Braising pans are essentially griddles with watertight sides that tilt for easy draining. Foodservice operators can use these units as griddles, but braising pans can perform a variety of other tasks, including boiling, sauteing, steaming and braising. One of the newest innovations is a pressurized braising pan, which works like a steamer for high production in a short amount of time. Since these units can accommodate almost any cooking need, having one is akin to having a kitchen full of different types of cooking units.
John Marenic, principal at Charlotte, N.C.-based Marenic Food Service Consultants, provides insight on key factors to keep in mind when purchasing a braising pan.

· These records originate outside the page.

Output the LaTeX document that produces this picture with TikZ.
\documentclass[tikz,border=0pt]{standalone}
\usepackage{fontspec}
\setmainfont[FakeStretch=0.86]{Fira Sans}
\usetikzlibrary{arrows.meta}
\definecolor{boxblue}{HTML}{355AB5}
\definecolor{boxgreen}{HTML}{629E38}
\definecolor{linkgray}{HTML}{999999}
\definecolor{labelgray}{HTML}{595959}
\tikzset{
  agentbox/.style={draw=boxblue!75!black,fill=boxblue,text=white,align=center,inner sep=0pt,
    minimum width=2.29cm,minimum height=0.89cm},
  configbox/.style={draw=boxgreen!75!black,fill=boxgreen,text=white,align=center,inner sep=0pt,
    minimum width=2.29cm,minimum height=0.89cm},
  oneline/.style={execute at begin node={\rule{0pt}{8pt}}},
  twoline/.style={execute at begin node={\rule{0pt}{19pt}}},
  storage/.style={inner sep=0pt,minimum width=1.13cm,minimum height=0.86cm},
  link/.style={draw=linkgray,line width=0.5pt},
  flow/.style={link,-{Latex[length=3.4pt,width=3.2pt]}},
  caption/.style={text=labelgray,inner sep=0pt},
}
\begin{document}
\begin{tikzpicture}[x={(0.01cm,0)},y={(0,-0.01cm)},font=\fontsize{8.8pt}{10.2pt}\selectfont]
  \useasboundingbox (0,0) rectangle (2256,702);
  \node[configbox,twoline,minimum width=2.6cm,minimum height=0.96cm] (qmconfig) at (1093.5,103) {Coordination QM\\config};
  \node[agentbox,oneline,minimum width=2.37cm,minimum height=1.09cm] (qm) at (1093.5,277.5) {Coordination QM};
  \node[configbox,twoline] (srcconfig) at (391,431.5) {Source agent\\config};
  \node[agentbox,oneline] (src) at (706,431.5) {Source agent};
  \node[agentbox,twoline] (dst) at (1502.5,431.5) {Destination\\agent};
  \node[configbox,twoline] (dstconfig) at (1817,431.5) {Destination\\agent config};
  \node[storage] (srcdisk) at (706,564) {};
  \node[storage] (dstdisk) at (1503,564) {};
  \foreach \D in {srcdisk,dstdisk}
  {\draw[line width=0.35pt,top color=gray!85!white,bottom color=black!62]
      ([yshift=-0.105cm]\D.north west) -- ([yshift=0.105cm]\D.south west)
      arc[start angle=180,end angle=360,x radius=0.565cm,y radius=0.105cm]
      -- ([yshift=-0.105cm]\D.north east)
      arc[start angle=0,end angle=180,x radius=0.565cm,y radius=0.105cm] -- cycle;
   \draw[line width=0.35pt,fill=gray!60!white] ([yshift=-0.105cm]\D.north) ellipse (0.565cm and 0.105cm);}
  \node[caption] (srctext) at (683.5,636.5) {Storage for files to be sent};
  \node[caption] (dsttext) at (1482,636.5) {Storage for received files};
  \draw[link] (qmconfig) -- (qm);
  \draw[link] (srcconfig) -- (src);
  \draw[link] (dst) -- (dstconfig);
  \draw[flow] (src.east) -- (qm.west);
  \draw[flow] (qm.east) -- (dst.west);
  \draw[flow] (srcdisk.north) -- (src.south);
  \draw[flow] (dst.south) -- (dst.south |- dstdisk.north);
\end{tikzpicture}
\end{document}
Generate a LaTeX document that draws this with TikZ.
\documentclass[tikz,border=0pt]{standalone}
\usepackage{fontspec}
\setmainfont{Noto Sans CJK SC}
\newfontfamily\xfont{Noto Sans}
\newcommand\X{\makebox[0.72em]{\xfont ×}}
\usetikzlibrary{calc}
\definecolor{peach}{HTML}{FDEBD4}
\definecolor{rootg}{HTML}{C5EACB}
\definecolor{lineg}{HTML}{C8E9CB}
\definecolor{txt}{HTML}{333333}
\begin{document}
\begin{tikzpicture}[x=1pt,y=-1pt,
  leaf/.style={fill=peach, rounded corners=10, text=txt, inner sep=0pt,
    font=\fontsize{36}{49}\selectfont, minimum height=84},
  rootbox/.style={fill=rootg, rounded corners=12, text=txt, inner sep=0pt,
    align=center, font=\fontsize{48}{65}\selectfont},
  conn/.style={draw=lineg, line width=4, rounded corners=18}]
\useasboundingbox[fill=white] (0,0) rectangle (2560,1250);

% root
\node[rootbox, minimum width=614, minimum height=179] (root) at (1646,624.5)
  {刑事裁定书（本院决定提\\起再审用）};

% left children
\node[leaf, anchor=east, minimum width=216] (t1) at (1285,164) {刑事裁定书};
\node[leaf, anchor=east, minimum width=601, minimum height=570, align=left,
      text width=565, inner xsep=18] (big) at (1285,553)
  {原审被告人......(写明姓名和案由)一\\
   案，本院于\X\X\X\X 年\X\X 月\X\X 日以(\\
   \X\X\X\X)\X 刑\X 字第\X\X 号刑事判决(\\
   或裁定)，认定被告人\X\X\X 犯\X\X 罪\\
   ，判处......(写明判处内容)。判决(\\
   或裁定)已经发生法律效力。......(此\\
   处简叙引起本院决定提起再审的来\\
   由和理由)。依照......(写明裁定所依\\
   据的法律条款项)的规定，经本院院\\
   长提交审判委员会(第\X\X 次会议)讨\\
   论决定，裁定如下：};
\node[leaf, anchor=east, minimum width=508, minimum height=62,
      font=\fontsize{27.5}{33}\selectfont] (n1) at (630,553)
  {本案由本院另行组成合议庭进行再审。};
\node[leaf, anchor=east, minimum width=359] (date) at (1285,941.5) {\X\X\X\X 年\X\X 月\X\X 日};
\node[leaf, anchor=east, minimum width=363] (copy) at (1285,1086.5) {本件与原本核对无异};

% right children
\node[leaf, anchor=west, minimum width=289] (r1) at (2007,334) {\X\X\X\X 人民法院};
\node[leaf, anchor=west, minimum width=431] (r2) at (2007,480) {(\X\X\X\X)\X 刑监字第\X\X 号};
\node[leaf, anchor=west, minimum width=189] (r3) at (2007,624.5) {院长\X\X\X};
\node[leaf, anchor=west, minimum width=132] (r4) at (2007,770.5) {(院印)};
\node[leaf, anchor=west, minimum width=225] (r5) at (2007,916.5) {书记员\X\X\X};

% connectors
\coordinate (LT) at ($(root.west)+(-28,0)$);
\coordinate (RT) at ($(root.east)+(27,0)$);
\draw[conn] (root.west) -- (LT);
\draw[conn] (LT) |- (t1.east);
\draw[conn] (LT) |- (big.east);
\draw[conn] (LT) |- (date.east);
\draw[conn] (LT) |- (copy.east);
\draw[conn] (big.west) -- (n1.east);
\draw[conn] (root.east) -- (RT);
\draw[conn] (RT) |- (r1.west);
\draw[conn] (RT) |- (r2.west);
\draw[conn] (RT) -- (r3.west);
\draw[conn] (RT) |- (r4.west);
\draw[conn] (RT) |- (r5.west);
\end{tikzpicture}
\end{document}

Operators should consider a number of factors when purchasing a braising pan, but most important are size, whether tilting is necessary and how the operation will use it. Consider the menu and production times since this equipment may cook different items simultaneously.
Braising pans require proper ventilation since these units have the potential to produce grease-laden vapor.
Locate braising pans near a faucet that provides both hot and cold water for both cooking and cleaning.
Have the correct size drain trough in the right location for use with these units. Failing to do so represents a common mistake. If the drain is in the wrong spot, any spills will end up on the floor, creating a slip hazard. We recommend operators specify a wider trough than is needed — a 12-inch instead of a 6-inch, for example. Even pans with a lip should have a wider trough that extends the width of the unit.
Some operators prefer braising pan lids to remove completely, while others like hinged lids for steaming. There also are different lid mechanisms available that act like vents and release moisture and steam from the pan.
For those who prefer not to keep opening the lid and watching product constantly, temperature sensors and timers are available.